While sprinters dashed ahead for the stage win - snatched by Andre Greipel, his fourth and Germany’s sixth at this Tour - Froome and his teammates, wearing yellow stripes on their shorts and helmets, linked together for their slow-motion, chorus-line finish. “This is your yellow jersey as much as it is mine,” Froome said.
Their powerful riding, chasing rivals in the mountains and protecting Froome on flats, was vital. So, too, was the planning of Dave Brailsford, the organizational brains at Froome’s Team Sky, which has far surpassed its goal in 2009 of nurturing Britain’s first Tour winner within five years.

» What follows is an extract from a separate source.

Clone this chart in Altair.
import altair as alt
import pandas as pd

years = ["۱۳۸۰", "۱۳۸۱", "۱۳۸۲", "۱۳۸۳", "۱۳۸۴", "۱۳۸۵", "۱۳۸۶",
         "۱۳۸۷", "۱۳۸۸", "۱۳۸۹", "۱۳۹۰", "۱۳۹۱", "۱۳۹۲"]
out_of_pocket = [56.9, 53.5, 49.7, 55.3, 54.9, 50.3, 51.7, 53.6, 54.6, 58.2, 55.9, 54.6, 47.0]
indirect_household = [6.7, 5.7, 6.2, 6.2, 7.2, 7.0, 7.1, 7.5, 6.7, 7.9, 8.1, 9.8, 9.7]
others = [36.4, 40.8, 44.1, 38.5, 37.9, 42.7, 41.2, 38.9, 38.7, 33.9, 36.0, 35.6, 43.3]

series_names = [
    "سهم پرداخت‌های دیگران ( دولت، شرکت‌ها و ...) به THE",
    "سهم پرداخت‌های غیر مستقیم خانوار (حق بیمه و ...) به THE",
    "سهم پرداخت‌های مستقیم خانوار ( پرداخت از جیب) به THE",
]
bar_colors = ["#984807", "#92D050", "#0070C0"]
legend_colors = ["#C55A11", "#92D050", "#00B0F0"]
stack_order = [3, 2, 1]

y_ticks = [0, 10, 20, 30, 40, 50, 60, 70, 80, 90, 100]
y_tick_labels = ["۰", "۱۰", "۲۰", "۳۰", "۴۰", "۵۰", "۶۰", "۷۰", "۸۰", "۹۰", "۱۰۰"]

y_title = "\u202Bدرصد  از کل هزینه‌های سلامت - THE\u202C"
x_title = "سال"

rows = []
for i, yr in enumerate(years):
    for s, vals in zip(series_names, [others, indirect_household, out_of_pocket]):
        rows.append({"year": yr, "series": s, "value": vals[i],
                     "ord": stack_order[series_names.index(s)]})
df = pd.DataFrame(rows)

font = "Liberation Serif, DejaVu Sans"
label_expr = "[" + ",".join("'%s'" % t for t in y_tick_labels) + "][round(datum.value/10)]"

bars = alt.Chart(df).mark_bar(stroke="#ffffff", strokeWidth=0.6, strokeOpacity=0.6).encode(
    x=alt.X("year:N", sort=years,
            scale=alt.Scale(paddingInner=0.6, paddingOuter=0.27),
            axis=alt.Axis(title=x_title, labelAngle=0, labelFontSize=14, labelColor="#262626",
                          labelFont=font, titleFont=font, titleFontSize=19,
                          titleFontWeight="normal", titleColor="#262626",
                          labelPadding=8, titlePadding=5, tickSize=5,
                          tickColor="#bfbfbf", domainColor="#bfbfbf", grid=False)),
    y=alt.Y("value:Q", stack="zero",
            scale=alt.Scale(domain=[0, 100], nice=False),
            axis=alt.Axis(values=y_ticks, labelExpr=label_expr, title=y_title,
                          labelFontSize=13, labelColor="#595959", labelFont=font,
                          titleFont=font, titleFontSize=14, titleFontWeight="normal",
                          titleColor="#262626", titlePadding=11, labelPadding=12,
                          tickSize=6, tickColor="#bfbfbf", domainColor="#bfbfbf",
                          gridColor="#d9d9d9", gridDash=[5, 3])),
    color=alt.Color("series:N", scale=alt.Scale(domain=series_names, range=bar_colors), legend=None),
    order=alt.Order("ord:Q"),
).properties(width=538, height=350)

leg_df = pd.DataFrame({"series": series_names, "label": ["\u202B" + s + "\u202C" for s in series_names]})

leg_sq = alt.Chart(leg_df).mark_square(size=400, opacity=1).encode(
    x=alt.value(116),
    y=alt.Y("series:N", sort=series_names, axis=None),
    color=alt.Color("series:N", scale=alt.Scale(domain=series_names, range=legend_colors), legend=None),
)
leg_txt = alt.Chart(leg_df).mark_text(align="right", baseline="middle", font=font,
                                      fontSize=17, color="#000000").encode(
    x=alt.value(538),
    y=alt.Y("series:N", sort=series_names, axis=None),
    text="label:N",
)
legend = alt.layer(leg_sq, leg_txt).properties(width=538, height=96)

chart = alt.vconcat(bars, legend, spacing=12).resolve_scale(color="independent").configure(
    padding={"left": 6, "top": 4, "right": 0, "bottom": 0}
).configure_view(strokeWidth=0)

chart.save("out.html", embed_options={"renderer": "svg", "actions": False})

In a repeat of 2013, Quintana was again runner-up. But the margin was much smaller this time: 1 minute, 12 seconds, the tightest win since 2008.

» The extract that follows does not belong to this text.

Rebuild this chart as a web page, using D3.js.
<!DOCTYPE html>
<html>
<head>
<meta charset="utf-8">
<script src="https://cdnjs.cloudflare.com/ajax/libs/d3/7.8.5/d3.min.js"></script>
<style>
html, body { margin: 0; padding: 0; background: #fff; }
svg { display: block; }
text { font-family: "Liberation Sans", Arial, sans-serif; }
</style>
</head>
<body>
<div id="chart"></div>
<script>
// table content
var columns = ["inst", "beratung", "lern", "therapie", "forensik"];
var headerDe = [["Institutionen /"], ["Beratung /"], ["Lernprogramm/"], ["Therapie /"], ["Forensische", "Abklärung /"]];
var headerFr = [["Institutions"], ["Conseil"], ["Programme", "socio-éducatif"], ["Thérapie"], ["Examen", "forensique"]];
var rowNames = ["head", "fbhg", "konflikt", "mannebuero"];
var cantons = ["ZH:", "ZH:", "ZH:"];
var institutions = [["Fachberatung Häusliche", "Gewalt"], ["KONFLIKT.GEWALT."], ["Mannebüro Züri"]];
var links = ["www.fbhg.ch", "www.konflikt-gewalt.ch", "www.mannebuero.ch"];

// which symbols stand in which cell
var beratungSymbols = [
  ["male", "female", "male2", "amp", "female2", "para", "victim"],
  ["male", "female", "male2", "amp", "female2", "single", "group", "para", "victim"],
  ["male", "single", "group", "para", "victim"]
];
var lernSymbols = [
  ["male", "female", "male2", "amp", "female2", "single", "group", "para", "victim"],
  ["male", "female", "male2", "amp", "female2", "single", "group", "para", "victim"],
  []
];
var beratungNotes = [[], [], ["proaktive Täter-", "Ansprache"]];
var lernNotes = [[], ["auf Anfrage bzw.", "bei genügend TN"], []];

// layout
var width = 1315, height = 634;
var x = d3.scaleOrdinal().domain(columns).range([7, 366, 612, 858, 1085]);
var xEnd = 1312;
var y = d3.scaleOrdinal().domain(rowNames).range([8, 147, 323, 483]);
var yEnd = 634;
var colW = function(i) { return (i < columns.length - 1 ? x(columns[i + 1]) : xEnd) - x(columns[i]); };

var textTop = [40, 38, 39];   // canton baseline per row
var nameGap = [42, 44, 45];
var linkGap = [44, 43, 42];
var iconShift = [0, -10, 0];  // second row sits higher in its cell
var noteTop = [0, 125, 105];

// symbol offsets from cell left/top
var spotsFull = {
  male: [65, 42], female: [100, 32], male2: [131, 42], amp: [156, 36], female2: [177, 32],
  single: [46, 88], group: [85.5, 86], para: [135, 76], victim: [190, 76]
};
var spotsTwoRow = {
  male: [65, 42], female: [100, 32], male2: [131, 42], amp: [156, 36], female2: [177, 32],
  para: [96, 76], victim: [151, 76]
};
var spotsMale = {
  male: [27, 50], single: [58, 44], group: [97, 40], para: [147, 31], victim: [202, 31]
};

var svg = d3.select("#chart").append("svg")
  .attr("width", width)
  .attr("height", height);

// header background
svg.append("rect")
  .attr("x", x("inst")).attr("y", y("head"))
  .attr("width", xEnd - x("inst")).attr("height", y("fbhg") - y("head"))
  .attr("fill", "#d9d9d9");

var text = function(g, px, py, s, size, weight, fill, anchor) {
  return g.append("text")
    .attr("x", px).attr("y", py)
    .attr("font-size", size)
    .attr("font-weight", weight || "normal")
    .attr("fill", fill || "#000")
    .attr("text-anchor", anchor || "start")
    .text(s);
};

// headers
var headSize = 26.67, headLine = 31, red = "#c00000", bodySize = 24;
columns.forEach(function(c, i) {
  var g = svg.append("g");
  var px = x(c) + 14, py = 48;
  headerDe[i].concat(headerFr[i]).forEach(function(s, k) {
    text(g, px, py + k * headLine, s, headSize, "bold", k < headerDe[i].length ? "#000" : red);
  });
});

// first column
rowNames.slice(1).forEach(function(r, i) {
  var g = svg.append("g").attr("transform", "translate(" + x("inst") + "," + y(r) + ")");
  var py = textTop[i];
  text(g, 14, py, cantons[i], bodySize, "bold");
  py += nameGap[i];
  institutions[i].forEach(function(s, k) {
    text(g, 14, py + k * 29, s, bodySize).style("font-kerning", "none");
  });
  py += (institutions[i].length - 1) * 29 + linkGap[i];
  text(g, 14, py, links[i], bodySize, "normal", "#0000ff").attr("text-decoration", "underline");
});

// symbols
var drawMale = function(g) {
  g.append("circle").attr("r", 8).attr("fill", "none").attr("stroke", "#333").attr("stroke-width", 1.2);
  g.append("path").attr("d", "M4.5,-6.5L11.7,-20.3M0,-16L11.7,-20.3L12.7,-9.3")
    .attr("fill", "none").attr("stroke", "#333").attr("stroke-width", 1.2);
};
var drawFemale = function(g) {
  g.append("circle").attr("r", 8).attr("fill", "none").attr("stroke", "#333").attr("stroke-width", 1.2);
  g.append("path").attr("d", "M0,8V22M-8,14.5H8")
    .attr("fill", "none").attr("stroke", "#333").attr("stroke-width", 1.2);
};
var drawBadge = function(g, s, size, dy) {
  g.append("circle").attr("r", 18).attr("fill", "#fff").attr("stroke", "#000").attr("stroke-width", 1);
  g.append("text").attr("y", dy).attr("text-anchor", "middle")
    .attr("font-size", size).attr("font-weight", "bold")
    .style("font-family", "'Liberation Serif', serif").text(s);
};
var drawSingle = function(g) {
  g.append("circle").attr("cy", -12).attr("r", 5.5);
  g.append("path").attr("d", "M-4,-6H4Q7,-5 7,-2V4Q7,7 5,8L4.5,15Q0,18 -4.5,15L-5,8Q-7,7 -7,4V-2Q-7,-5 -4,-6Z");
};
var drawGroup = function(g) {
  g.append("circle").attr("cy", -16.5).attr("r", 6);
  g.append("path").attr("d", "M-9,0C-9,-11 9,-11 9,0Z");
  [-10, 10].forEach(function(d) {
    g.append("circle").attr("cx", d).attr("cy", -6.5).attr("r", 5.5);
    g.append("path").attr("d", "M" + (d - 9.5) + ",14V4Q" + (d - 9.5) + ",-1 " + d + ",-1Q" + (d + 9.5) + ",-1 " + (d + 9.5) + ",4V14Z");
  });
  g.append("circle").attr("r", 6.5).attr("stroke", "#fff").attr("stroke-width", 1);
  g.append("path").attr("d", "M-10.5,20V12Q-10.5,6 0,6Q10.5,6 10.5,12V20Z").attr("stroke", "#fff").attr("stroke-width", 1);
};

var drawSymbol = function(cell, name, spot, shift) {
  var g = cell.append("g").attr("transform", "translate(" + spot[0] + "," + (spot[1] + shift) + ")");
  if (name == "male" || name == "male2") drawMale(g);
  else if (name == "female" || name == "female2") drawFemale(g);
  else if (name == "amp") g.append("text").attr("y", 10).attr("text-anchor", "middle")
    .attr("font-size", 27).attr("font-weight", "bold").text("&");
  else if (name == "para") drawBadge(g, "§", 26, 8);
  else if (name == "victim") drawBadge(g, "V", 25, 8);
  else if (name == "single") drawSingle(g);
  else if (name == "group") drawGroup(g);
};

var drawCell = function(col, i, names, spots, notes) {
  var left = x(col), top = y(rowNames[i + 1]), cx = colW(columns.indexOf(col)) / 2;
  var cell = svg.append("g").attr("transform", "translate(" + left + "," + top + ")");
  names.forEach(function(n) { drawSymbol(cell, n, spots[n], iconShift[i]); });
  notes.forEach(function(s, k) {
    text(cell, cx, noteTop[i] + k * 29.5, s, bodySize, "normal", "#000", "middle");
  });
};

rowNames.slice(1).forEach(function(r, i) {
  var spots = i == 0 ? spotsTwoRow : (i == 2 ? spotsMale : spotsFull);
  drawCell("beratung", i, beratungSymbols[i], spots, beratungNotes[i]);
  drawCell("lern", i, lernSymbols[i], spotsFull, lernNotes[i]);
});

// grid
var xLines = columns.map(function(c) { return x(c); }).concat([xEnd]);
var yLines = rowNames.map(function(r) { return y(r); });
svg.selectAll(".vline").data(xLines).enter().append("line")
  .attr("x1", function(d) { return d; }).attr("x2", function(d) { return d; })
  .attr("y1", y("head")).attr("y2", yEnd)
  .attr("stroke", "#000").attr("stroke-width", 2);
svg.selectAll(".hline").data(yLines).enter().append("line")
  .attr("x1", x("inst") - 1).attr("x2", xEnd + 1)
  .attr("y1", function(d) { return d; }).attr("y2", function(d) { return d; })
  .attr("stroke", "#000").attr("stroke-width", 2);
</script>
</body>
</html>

Third-placed Alejandro Valverde, Quintana’s Movistar teammate from Spain, made the podium for the first time, moving up from fourth last year.
For all the pre-Tour talk of a possible four-way battle between Froome, Quintana, 2014 champion Vincenzo Nibali and two-time winner Alberto Contador, only the 25-year-old Colombian - again winning the Tour’s white jersey as the best young rider - gave the yellow jersey a run for his 450,000 euros ($494,000) in prize money.
“He’s a great rival,” Quintana said. “He suffered a lot to win.”
With more experience and more smarts in the first week when he lost too much time, Quintana would have posed a bigger threat and perhaps come closer to becoming the first Colombian winner.
This Tour was mountain-heavy, suiting Quintana’s climbing strengths. Future Tours could have more time trials, which Froome excels at. Their developing rivalry, with youth on Quintana’s side against the 30-year-old Froome, could help the sport win back fans disgusted by the systematic deceit of Armstrong’s era.
“I have lots of years ahead of me,” Quintana said.
Totaled up, Quintana took more time off Froome on the Tour’s high mountain climbs than the other way around.
Yet the Colombian didn’t have to contend with the scrutiny, doubt and thinly-veiled suggestions of doping that Froome was forced to respond to on an almost daily basis, mostly with patience but also with bristle as the race wore on.